Di Indonesia, kisah kepolisian punya jalan sendiri yang penuh drama. Akar historisnya ada di masa kolonial Belanda, saat polisi (Politiedienst) dibentuk bukan buat ngelindungi rakyat, tapi buat menjaga kepentingan penjajah. Polisi waktu itu lebih mirip mata-mata kekuasaan ketimbang pelindung masyarakat. Tapi bahkan di tengah sistem kolonial itu, benih profesionalisme mulai tumbuh pelan-pelan. Setelah Indonesia merdeka tahun 1945, republik muda ini nggak cuma mewarisi struktur kolonial, tapi juga dilema moral: polisi di negara merdeka itu seharusnya berarti apa?

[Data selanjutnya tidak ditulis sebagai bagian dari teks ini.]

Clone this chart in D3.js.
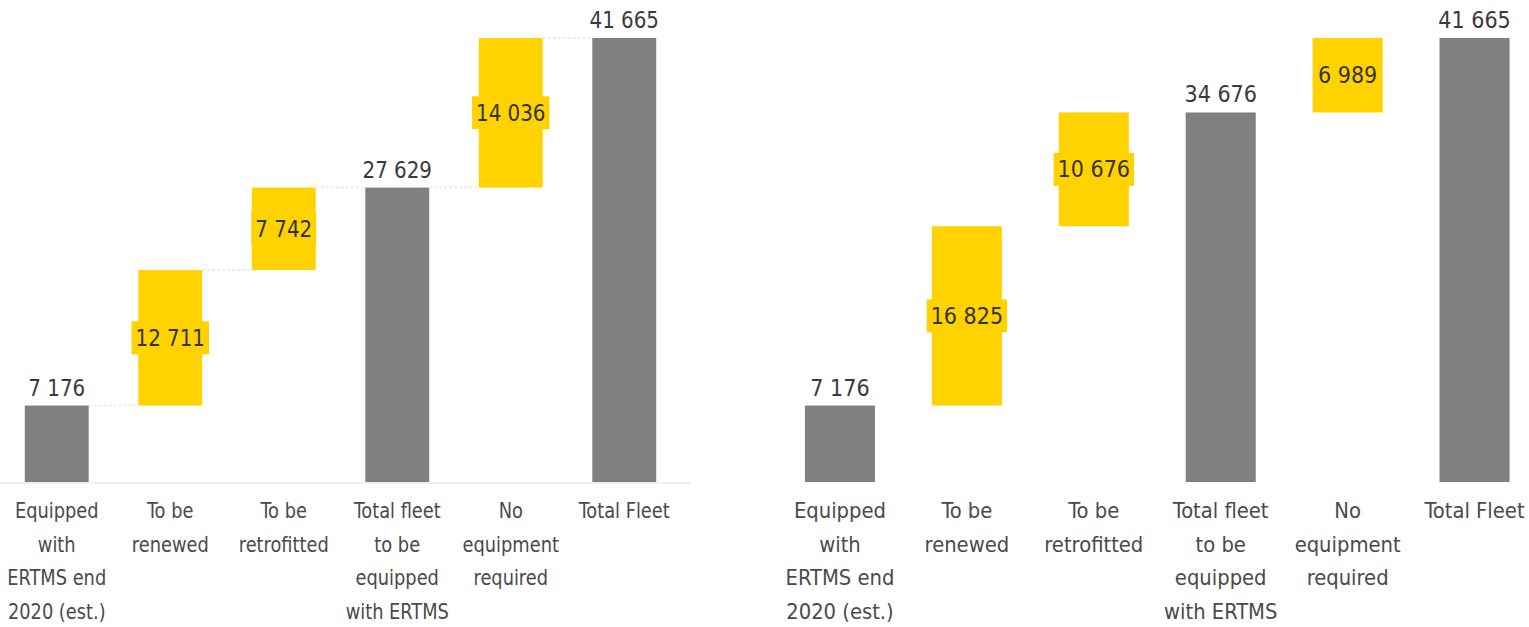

Transformasi dimulai dengan mimpi: membangun kepolisian yang melayani, bukan memerintah; yang melindungi, bukan menakuti. Dari nasionalisasi Polri di tahun 1950-an sampai pemisahan dari TNI tahun 2000, tiap reformasi jadi usaha menata ulang makna kekuasaan sesuai cita-cita demokrasi. Seperti kata Peter K. Manning (2008), “reformasi modern itu soal pakai ilmu dan teknologi supaya polisi jalan sesuai nilai-nilai kerakyatan.”
Kini, di bawah visi Presiden Prabowo, pertanyaannya muncul lagi: bisakah Polri menemukan kembali semangat Peel, nurani Locke, dan kewaspadaan moral zaman modern? Reformasi sejati, seperti yang ditulis sejarah, nggak pernah cuma soal birokrasi. Ia adalah pembaruan makna. Tujuannya bukan menebar takut, tapi menumbuhkan percaya; bukan pamer kuasa, tapi membuktikan integritas.
Dan mungkin, seratus tahun dari sekarang, ada sejarawan muda yang menulis kisah baru—bukan tentang polisi yang sibuk ngaca, tapi tentang generasi petugas yang berani menatap cermin, lalu melihat bukan wajah kekuasaan, melainkan wajah rakyat yang mereka lindungi.